Gregm--someone must have reversed the lid. All Kenmores open to the left from the factory. Does yours have a self-cleaning filter or a waterfall? Is it a Model 80? My LK had the toggle pushbuttons rather than a cycle dial. One last question: Does this machine have a softener reservoir in the console for automatic softener dispensing or a single-shot timed dispenser?

I grew up with a 1960 Model 80, which had pushbuttons, a waterfall lint filter and a single-shot timed bleach/fabric softener dispenser.

My '59 LK had a softener reservoir in the console and a self-cleaning filter.

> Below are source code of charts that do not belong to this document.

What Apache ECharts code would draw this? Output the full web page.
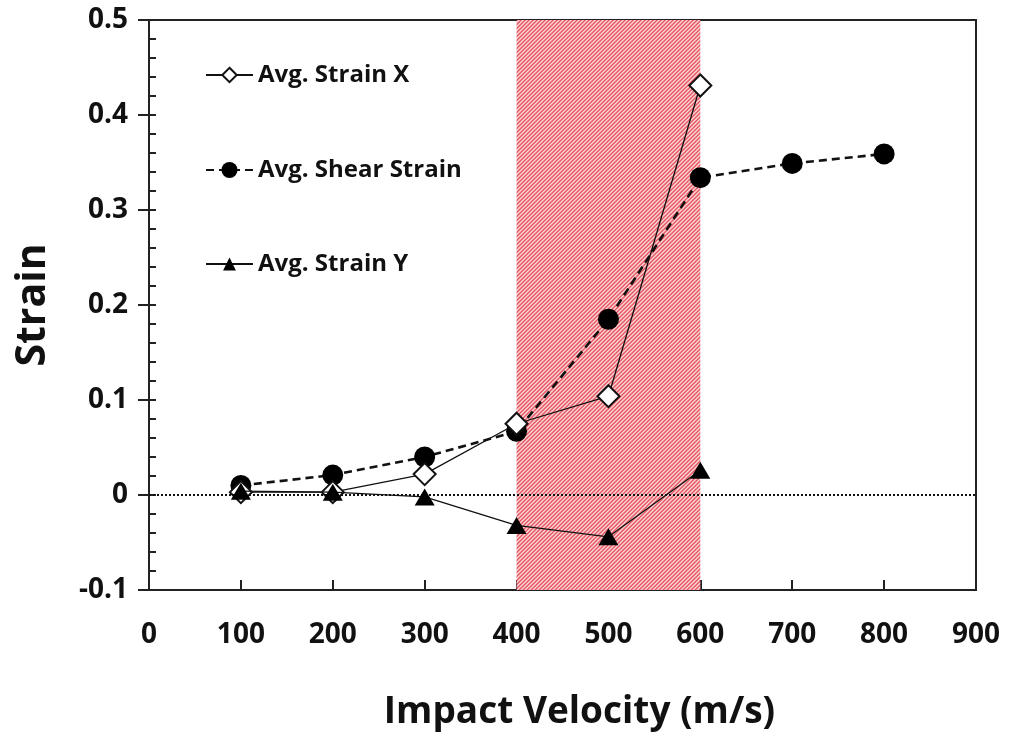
<!DOCTYPE html>
<html>
<head>
<meta charset="utf-8">
<script src="https://cdn.jsdelivr.net/npm/echarts@6/dist/echarts.min.js"></script>
<style>
  html, body { margin: 0; padding: 0; background: #fff; }
  #chart { width: 1026px; height: 744px; }
</style>
</head>
<body>
<div id="chart"></div>
<script>
// Impact velocity (m/s) at which each strain was measured
const velocities = [100, 200, 300, 400, 500, 600, 700, 800];

// Average strain components
const strainX = [0.003, 0.003, 0.022, 0.075, 0.104, 0.431];
const shearStrain = [0.010, 0.021, 0.040, 0.067, 0.185, 0.334, 0.349, 0.359];
const strainY = [0.004, 0.003, -0.002, -0.032, -0.044, 0.026];

// Velocity band shaded with hatching
const bandStart = 400;
const bandEnd = 600;

const seriesNames = ['Avg. Strain X', 'Avg. Shear Strain', 'Avg. Strain Y'];

function pairs(values) {
  return values.map((v, i) => [velocities[i], v]);
}

// Diagonal red hatch tile ("/" stripes)
function hatchTile() {
  const c = document.createElement('canvas');
  c.width = 4; c.height = 4;
  const ctx = c.getContext('2d');
  const img = ctx.createImageData(4, 4);
  const shades = [
    [228, 88, 98],
    [237, 128, 136],
    [250, 214, 217],
    [243, 168, 173]
  ];
  for (let y = 0; y < 4; y++) {
    for (let x = 0; x < 4; x++) {
      const col = shades[(x + y) % 4];
      const idx = (y * 4 + x) * 4;
      img.data[idx] = col[0]; img.data[idx + 1] = col[1]; img.data[idx + 2] = col[2]; img.data[idx + 3] = 255;
    }
  }
  ctx.putImageData(img, 0, 0);
  return c;
}

const FONT = 'Open Sans';
const chart = echarts.init(document.getElementById('chart'), null, { renderer: 'canvas' });

const yCommon = { type: 'value', min: -0.1, max: 0.5, interval: 0.1 };

function legendAt(name, top, iconHeight) {
  return {
    data: [name],
    left: 205,
    top: top,
    padding: 0,
    itemWidth: 47,
    itemHeight: iconHeight,
    itemGap: 0,
    textStyle: { fontFamily: FONT, fontWeight: 'bold', fontSize: 24, color: '#111' },
    selectedMode: false
  };
}

chart.setOption({
  animation: false,
  backgroundColor: '#fff',
  grid: {
    left: 149, top: 20, right: 50, bottom: 154,
    outerBoundsMode: 'none',
    containLabel: false,
    show: true, borderColor: '#222', borderWidth: 2, backgroundColor: 'transparent'
  },
  legend: [
    legendAt(seriesNames[0], 63, 18),
    legendAt(seriesNames[1], 158, 20),
    legendAt(seriesNames[2], 252, 16)
  ],
  xAxis: {
    type: 'value', min: 0, max: 900, interval: 100,
    name: 'Impact Velocity (m/s)',
    nameLocation: 'middle',
    nameGap: 104,
    nameTextStyle: { fontFamily: FONT, fontWeight: 'bold', fontSize: 37, color: '#111', padding: [0, 0, 0, 34] },
    axisLine: { onZero: false, lineStyle: { color: '#222', width: 2 } },
    axisTick: { inside: true, length: 10, lineStyle: { color: '#222', width: 2 } },
    axisLabel: { margin: 31, fontFamily: FONT, fontWeight: 'bold', fontSize: 28, color: '#111' },
    splitLine: { show: false }
  },
  yAxis: [
    Object.assign({}, yCommon, {
      name: 'Strain',
      nameLocation: 'middle',
      nameGap: 95,
      nameTextStyle: { fontFamily: FONT, fontWeight: 'bold', fontSize: 41, color: '#111' },
      axisLine: { show: true, onZero: false, lineStyle: { color: '#222', width: 2 } },
      axisTick: { inside: true, length: 7, lineStyle: { color: '#222', width: 2 } },
      minorTick: { show: true, splitNumber: 5, length: 7, lineStyle: { color: '#222', width: 2 } },
      axisLabel: {
        margin: 21, fontFamily: FONT, fontWeight: 'bold', fontSize: 28, color: '#111',
        formatter: v => (Math.abs(v) < 1e-9 ? '0' : v.toFixed(1))
      },
      splitLine: { show: false }
    }),
    Object.assign({}, yCommon, {
      position: 'left',
      axisLine: { show: false, onZero: false },
      axisTick: { inside: false, length: 11, lineStyle: { color: '#222', width: 2 } },
      axisLabel: { show: false },
      splitLine: { show: false }
    })
  ],
  series: [
    {
      name: seriesNames[0],
      type: 'line',
      data: pairs(strainX),
      symbol: 'diamond',
      symbolSize: 22,
      z: 4,
      lineStyle: { color: '#111', width: 1.3, type: 'solid' },
      itemStyle: { color: '#fff', borderColor: '#111', borderWidth: 2 },
      markArea: {
        silent: true,
        itemStyle: { color: { image: hatchTile(), repeat: 'repeat' } },
        data: [[{ xAxis: bandStart }, { xAxis: bandEnd }]]
      }
    },
    {
      name: seriesNames[1],
      type: 'line',
      data: pairs(shearStrain),
      symbol: 'circle',
      symbolSize: 21,
      z: 3,
      lineStyle: { color: '#111', width: 2.6, type: [8, 5] },
      itemStyle: { color: '#000', borderColor: '#000', borderWidth: 0 },
      markLine: {
        silent: true,
        symbol: 'none',
        label: { show: false },
        lineStyle: { color: '#111', width: 2, type: [2, 2] },
        data: [{ yAxis: 0 }]
      }
    },
    {
      name: seriesNames[2],
      type: 'line',
      data: pairs(strainY),
      symbol: 'triangle',
      symbolSize: [20, 17],
      z: 5,
      lineStyle: { color: '#111', width: 1.3, type: 'solid' },
      itemStyle: { color: '#000', borderColor: '#000', borderWidth: 0 }
    }
  ]
});
</script>
</body>
</html>
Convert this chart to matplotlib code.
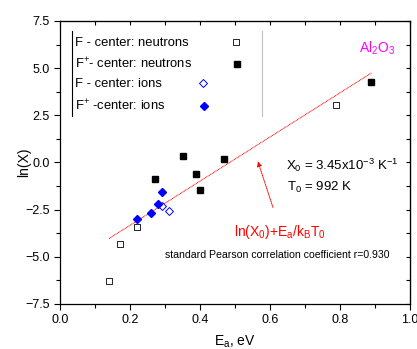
import numpy as np
import matplotlib.pyplot as plt
from matplotlib.ticker import MultipleLocator

plt.rcParams['font.family'] = ['Liberation Sans', 'DejaVu Sans']
plt.rcParams['mathtext.fontset'] = 'custom'
plt.rcParams['mathtext.rm'] = 'Liberation Sans'
plt.rcParams['mathtext.it'] = 'Liberation Sans'

# F - center: neutrons (open squares)
ea_fn = [0.14, 0.17, 0.22, 0.79]
lnx_fn = [-6.28, -4.32, -3.40, 3.05]
# F+ - center: neutrons (filled squares)
ea_fpn = [0.27, 0.35, 0.39, 0.40, 0.47, 0.89]
lnx_fpn = [-0.89, 0.35, -0.62, -1.46, 0.19, 4.28]
# F - center: ions (open diamonds)
ea_fi = [0.29, 0.31]
lnx_fi = [-2.30, -2.59]
# F+ - center: ions (filled diamonds)
ea_fpi = [0.22, 0.26, 0.28, 0.29]
lnx_fpi = [-2.98, -2.66, -2.21, -1.56]

# fit parameters
X0 = 3.45e-3
T0 = 992.0
kB = 8.617e-5
fit_range = [0.14, 0.89]

fig = plt.figure(figsize=(4.17, 3.49), dpi=100)
ax = fig.add_axes([0.144, 0.129, 0.839, 0.811])

xf = np.array(fit_range)
ax.plot(xf, np.log(X0) + xf / (kB * T0), color='red', lw=0.7, ls=(0, (1, 0.6)))

ax.plot(ea_fn, lnx_fn, 's', ms=3.8, mfc='white', mec='black', mew=0.6, ls='none')
ax.plot(ea_fpn, lnx_fpn, 's', ms=4.5, mfc='black', mec='black', ls='none')
ax.plot(ea_fi, lnx_fi, 'D', ms=4.2, mfc='white', mec='blue', mew=0.7, ls='none')
ax.plot(ea_fpi, lnx_fpi, 'D', ms=4.3, mfc='blue', mec='blue', ls='none')

# legend drawn by hand like the original
ax.plot([0.034, 0.034], [6.97, 2.47], color='black', lw=0.8)
ax.plot([0.577, 0.577], [6.97, 2.47], color='#c0c0c0', lw=0.8)
leg_y = [6.33, 5.22, 4.16, 3.0]
leg_txt = ["F - center: neutrons", "F$^{+}$- center: neutrons",
           "F - center: ions", "F$^{+}$ -center: ions"]
for t, y in zip(leg_txt, leg_y):
    ax.text(0.043, y, t, fontsize=9.4, va='center', ha='left')
ax.plot(0.503, 6.39, 's', ms=3.8, mfc='white', mec='black', mew=0.6)
ax.plot(0.506, 5.22, 's', ms=4.5, mfc='black', mec='black')
ax.plot(0.409, 4.21, 'D', ms=4.2, mfc='white', mec='blue', mew=0.7)
ax.plot(0.411, 3.0, 'D', ms=4.3, mfc='blue', mec='blue')

ax.text(0.906, 6.07, "Al$_2$O$_3$", color='magenta', fontsize=10, ha='center', va='center')
ax.text(0.646, -0.13, "X$_0$ = 3.45x10$^{-3}$ K$^{-1}$", fontsize=9.5, va='center')
ax.text(0.648, -1.35, "T$_0$ = 992 K", fontsize=9.5, va='center')
ax.text(0.497, -3.68, "ln(X$_0$)+E$_a$/k$_B$T$_0$", color='red', fontsize=10, va='center')
ax.text(0.30, -4.9, "standard Pearson correlation coefficient r=0.930", fontsize=7.6, va='center')
ax.annotate("", xy=(0.563, 0.19), xytext=(0.611, -2.52),
            arrowprops=dict(arrowstyle='-|>', color='red', lw=0.7, ls=(0, (1, 1)),
                            mutation_scale=7))

ax.set_xlim(0, 1.0)
ax.set_ylim(-7.5, 7.5)
ax.xaxis.set_major_locator(MultipleLocator(0.2))
ax.xaxis.set_minor_locator(MultipleLocator(0.1))
ax.yaxis.set_major_locator(MultipleLocator(2.5))
ax.yaxis.set_minor_locator(MultipleLocator(1.25))
ax.tick_params(which='both', direction='out', labelsize=9, width=0.8, top=False, right=False)
ax.tick_params(which='major', length=4)
ax.tick_params(which='minor', length=3)
ax2 = ax.secondary_xaxis('top')
ax2.xaxis.set_major_locator(MultipleLocator(0.1))
ax2.tick_params(direction='in', length=3, labeltop=False)
ax3 = ax.secondary_yaxis('right')
ax3.yaxis.set_major_locator(MultipleLocator(1.25))
ax3.tick_params(direction='in', length=3, labelright=False)
for s in ax.spines.values():
    s.set_linewidth(0.9)

ax.set_xlabel("E$_a$, eV", fontsize=10, labelpad=5)
ax.set_ylabel("ln(X)", fontsize=10, labelpad=-4)

fig.savefig("out.png", dpi=100)
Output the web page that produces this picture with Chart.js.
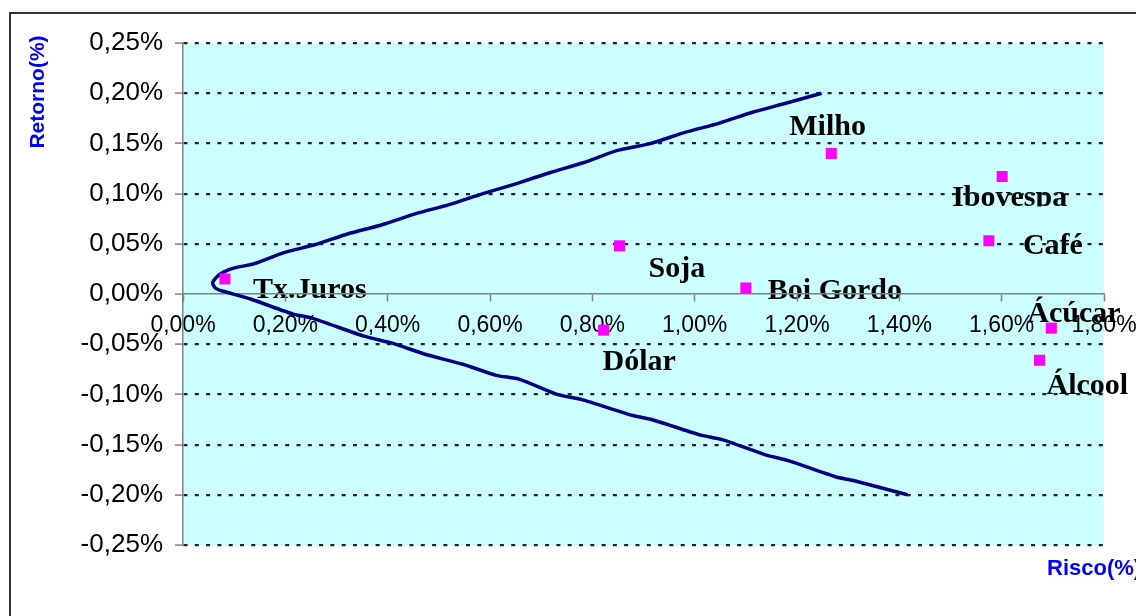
<!DOCTYPE html>
<html>
<head>
<meta charset="utf-8">
<script src="https://cdn.jsdelivr.net/npm/chart.js@4/dist/chart.umd.min.js"></script>
<style>
  html, body { margin: 0; padding: 0; background: #fff; }
  #wrap { width: 1136px; height: 616px; }
</style>
</head>
<body>
<div id="wrap"><canvas id="grafico" width="1136" height="616"></canvas></div>
<script>
// --- DADOS ---
const xTickValues = [0, 0.2, 0.4, 0.6, 0.8, 1.0, 1.2, 1.4, 1.6, 1.8];
const yTickValues = [-0.25, -0.2, -0.15, -0.1, -0.05, 0, 0.05, 0.1, 0.15, 0.2, 0.25];

// fronteira eficiente (risco %, retorno %)
const frontierRisk = [1.248, 1.178, 1.113, 1.047, 0.981, 0.915, 0.849, 0.784, 0.718, 0.652,
  0.586, 0.520, 0.455, 0.389, 0.323, 0.257, 0.196, 0.138, 0.101, 0.080, 0.066, 0.058,
  0.063, 0.077, 0.132, 0.215, 0.252, 0.354, 0.409, 0.473, 0.547, 0.612, 0.658, 0.731,
  0.778, 0.879, 0.916, 1.008, 1.054, 1.137, 1.183, 1.275, 1.312, 1.416];
const frontierReturn = [0.200, 0.190, 0.181, 0.170, 0.161, 0.150, 0.143, 0.131, 0.121, 0.110,
  0.100, 0.089, 0.080, 0.069, 0.060, 0.049, 0.041, 0.030, 0.026, 0.022, 0.017, 0.011,
  0.006, 0.003, -0.005, -0.020, -0.024, -0.042, -0.049, -0.060, -0.070, -0.081, -0.085, -0.100,
  -0.105, -0.121, -0.125, -0.140, -0.145, -0.160, -0.166, -0.182, -0.186, -0.200];

// ativos
const assetNames = ["Tx.Juros", "Soja", "Dólar", "Boi Gordo", "Milho", "Ibovespa", "Café", "Ácúcar", "Álcool"];
const assetRisk = [0.082, 0.853, 0.822, 1.100, 1.267, 1.601, 1.575, 1.697, 1.674];
const assetReturn = [0.015, 0.048, -0.036, 0.006, 0.140, 0.117, 0.053, -0.034, -0.066];

// --- posição dos rótulos (px relativos ao ponto) ---
const labelOffsets = [
  { dx: 28, dy: 19, clip: true },
  { dx: 29, dy: 31 },
  { dx: -1, dy: 40 },
  { dx: 22, dy: 11, clip: true },
  { dx: -42, dy: -18 },
  { dx: -50, dy: 29, clip: true },
  { dx: 34, dy: 13 },
  { dx: -24, dy: -6 },
  { dx: 7, dy: 34 }
];

const fmtPct = v => v.toFixed(2).replace(".", ",") + "%";

// --- fundo, moldura, rótulos e títulos ---
const fundoPlugin = {
  id: "fundo",
  beforeDraw(chart) {
    const { ctx, chartArea: a, scales } = chart;
    ctx.save();
    ctx.fillStyle = "#fff";
    ctx.fillRect(0, 0, chart.width, chart.height);

    ctx.strokeStyle = "#333";
    ctx.lineWidth = 2;
    ctx.strokeRect(10, 13, 1400, 800);

    ctx.fillStyle = "#CCFFFF";
    ctx.fillRect(a.left, a.top, a.right - a.left, a.bottom - a.top);

    // rótulos dos ativos
    ctx.font = "bold 30px 'Liberation Serif', 'Times New Roman', serif";
    ctx.fillStyle = "#000";
    ctx.textAlign = "left";
    ctx.textBaseline = "alphabetic";
    assetNames.forEach((nome, i) => {
      const px = scales.x.getPixelForValue(assetRisk[i]);
      const py = scales.y.getPixelForValue(assetReturn[i]);
      const o = labelOffsets[i];
      const lx = px + o.dx, ly = py + o.dy;
      ctx.save();
      if (o.clip) {
        ctx.beginPath();
        ctx.rect(lx - 5, ly - 40, 300, 41);
        ctx.clip();
      }
      ctx.fillText(nome, lx, ly);
      ctx.restore();
    });

    // títulos dos eixos
    ctx.fillStyle = "#0000FF";
    ctx.font = "bold 21px 'Liberation Sans', Arial, sans-serif";
    ctx.save();
    ctx.translate(44, 92);
    ctx.rotate(-Math.PI / 2);
    ctx.textAlign = "center";
    ctx.fillText("Retorno(%)", 0, 0);
    ctx.restore();

    ctx.font = "bold 22px 'Liberation Sans', Arial, sans-serif";
    ctx.textAlign = "left";
    ctx.fillText("Risco(%)", 1047, 575);
    ctx.restore();
  }
};

const ctx = document.getElementById("grafico").getContext("2d");

new Chart(ctx, {
  type: "scatter",
  data: {
    datasets: [
      {
        label: "Ativos",
        data: assetRisk.map((r, i) => ({ x: r, y: assetReturn[i] })),
        pointStyle: "rect",
        pointRadius: 7.8,
        backgroundColor: "#FF00FF",
        borderColor: "#FF00FF",
        borderWidth: 0,
        showLine: false
      },
      {
        label: "Fronteira",
        data: frontierRisk.map((r, i) => ({ x: r, y: frontierReturn[i] })),
        showLine: true,
        borderColor: "#000080",
        borderWidth: 3.5,
        pointRadius: 0,
        tension: 0.2,
        fill: false
      }
    ]
  },
  options: {
    responsive: false,
    animation: false,
    events: [],
    layout: { padding: { left: 0, right: 32, top: 43, bottom: 71 } },
    plugins: { legend: { display: false }, tooltip: { enabled: false } },
    scales: {
      x: {
        type: "linear",
        position: { y: 0 },
        min: 0,
        max: 1.8,
        afterBuildTicks: s => { s.ticks = xTickValues.map(v => ({ value: v })); },
        afterFit: s => { s.paddingLeft = 0; s.paddingRight = 0; },
        grid: { drawOnChartArea: false, drawTicks: true, tickLength: 7, tickColor: "#808080", tickWidth: 1.5 },
        border: { display: true, color: "#808080", width: 1.5 },
        ticks: {
          color: "#000",
          padding: 11,
          maxRotation: 0,
          autoSkip: false,
          font: { family: "'Liberation Sans', Arial, sans-serif", size: 23 },
          callback: v => fmtPct(v)
        }
      },
      y: {
        type: "linear",
        position: "left",
        min: -0.25,
        max: 0.25,
        afterBuildTicks: s => { s.ticks = yTickValues.map(v => ({ value: v })); },
        afterFit: s => { s.width = 183; },
        grid: {
          color: c => (Math.abs(c.tick.value) < 1e-9 ? "rgba(0,0,0,0)" : "#222"),
          lineWidth: 2.2,
          drawTicks: true,
          tickLength: 8,
          tickColor: "#808080",
          tickWidth: 1.5
        },
        border: { display: true, color: "#808080", width: 1.5, dash: [4, 7.3] },
        ticks: {
          color: "#000",
          padding: 12,
          autoSkip: false,
          font: { family: "'Liberation Sans', Arial, sans-serif", size: 26 },
          callback: v => fmtPct(v)
        }
      }
    }
  },
  plugins: [fundoPlugin]
});
</script>
</body>
</html>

Excuse all the questions, but I'm curious. I took vintage Kenmores for granted, having grown up with one; now I think they're pretty cool machines. Except for the suds-locking first spin, LOL!
 
Hey Greg, Ho Ho Ho!
Your house looks fantastic!
Looks so cozy!
You have really made it a home!
Thanks for the pictures!
Happy Holidays!
Brent
 
Very nice place! I bet that steam radiator heat feels prettty nice in the winter! That red radio on the kitchen counter caught my eye. Is that a repro, or a real tube radio? That old Western Electric phone in the living room caught my eye too. The picture of the house on your bathroom? Well, that is almost identical to my granmother's old house. The Holiday ought to be plenty merry with the bubble lights and the color wheel on the Christmas tree!!!
 
thanks all

thanks all for your comments and Steve (cybrvanr), yes the steam heat is AWESOME, its my favorite type of heat. The red radio is an original genuine Emerson tube radio, refurbished and works great. The Western Electric phone refurbished as well and an original also works great. The picture of the house in the bathroom is my folks house. That is the original photo that my mother pulled from a magazine to give to the builder to have built in 1955. My mother loved "modern" back then and it was a different style from anything else in that neighborhood. Its the house I grew up in and my folks still live there today. Its a flat, "hot tar & gravel" roof, no attic. The house gets pretty hot and hard to cool in the summer. The length of the house goes from front to back and not left to right. The living room left to right is about 14' and from front to back about 20' with 12' ceiling at its highest point on one side with clerestory? windows. There are three bedrooms, one bath, LR and kitchen. The modern style "squares" frame the porch or what was called a "breezeway" back then. Growing up my folks glassed it in and later made it into a year round dining room. I still like the original style the best.